As it nears completion of a major restoration project, the Pac Mutual building in downtown Los Angeles has reached an unexpected milestone: Earlier this month, the historic property was certified LEED Platinum, the highest sustainability ranking given by the U.S. Green Building Council.

The building, constructed in 1908 with major additions in 1921 and 1928, is now the oldest and only historic building in Los Angeles to be designated a Leader in Energy and Environmental Design at the platinum level.

Downtown L.A. real estate company Rising Realty Partners bought the Pac Mutual building, at 523 W. Sixth St. and overlooking Pershing Square, for $60 million in 2012. Since then, it has spent nearly $25 million to reposition and upgrade the building.

Christopher Rising, the company’s president and chief operating officer, said that from the outset of the pricy renovation process, one of the company’s biggest goals was to improve the property’s environmental standing. Still, he was surprised by the outcome.

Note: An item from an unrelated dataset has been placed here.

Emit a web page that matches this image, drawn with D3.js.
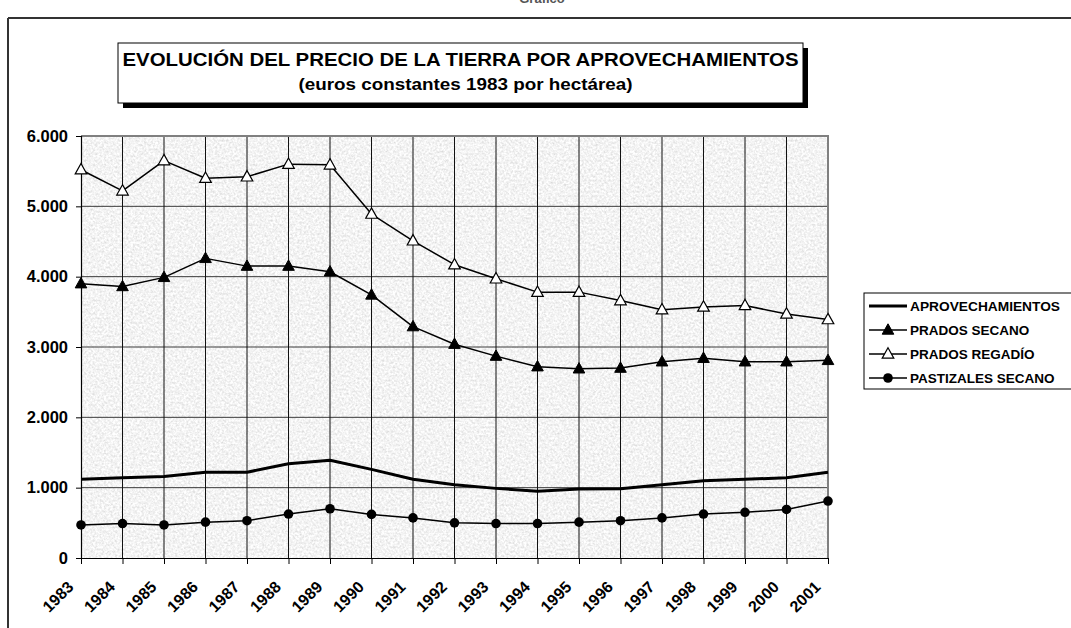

“Quite frankly, we were hoping for LEED Gold,” he said, the second-best ranking in the certification spectrum. “We weren’t sure it was possible to take a 100-year-old building and make it LEED Platinum.”

The milestone for the Pac Mutual building comes at a time when California landlords are increasingly working to improve the energy efficiency of their buildings, spurred in large part by the state’s stringent energy codes. Last week, the Green Building Council ranked California fifth in the nation – tied with New York – for LEED certification on a per capita square-foot basis. In 2013, nearly 73 million square feet of real estate was certified in California, of which more than 20.6 million square feet was for buildings in Los Angeles County.

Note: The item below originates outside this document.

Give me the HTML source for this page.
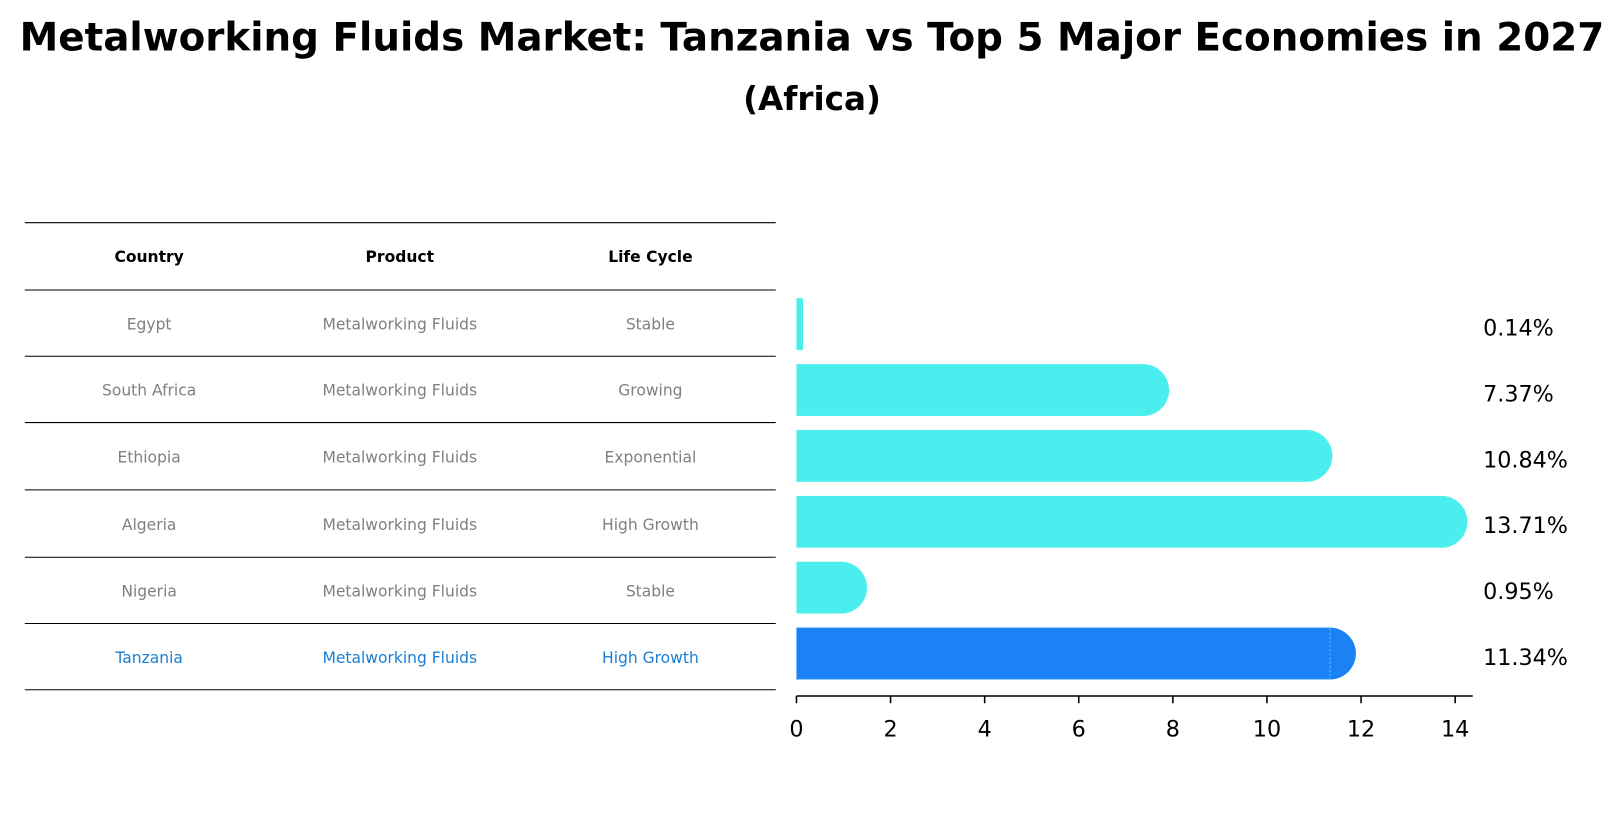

It was not possible to extract the added cost of platinum LEED certification from the $25 million Rising spent on the rehab, though seeking certification certainly came at a premium.

“The building went through a comprehensive energy audit and also an assessment of the indoor air quality,” said Seth Strongin, sustainability manager for Leading Edge Consultants in Tarzana who worked with Rising to help certify the Pac Mutual building. “Those are expenses they arguably did specifically for LEED certification.”

But however popular it might be to certify buildings – 253 in Los Angeles gained or upgraded certification last year – could it possibly be worth the expense?

Mario Camara, a real estate attorney at Cox Castle & Nicholson in Century City, said most landlords find that having some level of LEED certification can prove financially beneficial for reasons beyond saving on water and power bills. It’s also a marketing tool that is a proven way to attract and retain tenants.

“It’s something that, generally speaking, users of the building find desirable, a definite plus,” he said.

Still, he warned, landlords can’t expect major investments in certification to pay off over the short term.

“Whether or not it pays off on a cash-flow basis immediately is questionable,” he said.

While most new construction is designed with some level of LEED certification in mind, it can be a much more intensive, expensive process to retrofit an existing building to repair or replace entire plumbing or ventilation systems or reconfiguring structural elements to meet certification standards.

In addition to implementing various recycling and green maintenance programs, Rising replaced the 425,000-square-foot building’s aging boiler and upgraded the HVAC and plumbing systems. It also purchased renewable energy credits to offset 100 percent of the energy the building consumes.

The level of LEED certification a building is awarded is determined by a 100-point scale scored among five major categories: site sustainability, water efficiency, energy performance, materials and resources, and indoor environmental quality. To score at the platinum level, a building must gain 80 or more points. Gold requires between 60 and 79 points, silver requires between 50 and 59.

Six other retrofitted office buildings in Los Angeles have succeeded in scoring high enough to be awarded LEED Platinum certification, including Ernst & Young Plaza at 725 S. Figueroa St., Two California Plaza at 350 S. Grand Ave. and 550 S. Hope St.

Rising said his firm was left with the kind of building that’s appealing to coveted creative tenants. The building, only 68 percent leased at the time of sale, is now about 90 percent leased to such tenants as online fashion retailer Nasty Gal and visual effects firm Magnopus.

While rents are higher for tenants who’ve signed more recently, the average rent for the building, which includes legacy tenants, remains at the lower end of the rates charged in the Class A downtown market.

Rent at Pac Mutual is about $2.98 a square foot a month, according to CoStar Group Inc., well below the fourth quarter market average of $3.16 a foot.

So while there is a price advantage, which Rising has pitched as a lure to tenants like Nasty Gal seeking open creative space, LEED certification is an added lure.

“There’s no doubt in the world we live in today that tenants, especially here in Southern California, want to be in LEED Platinum building,” Rising said.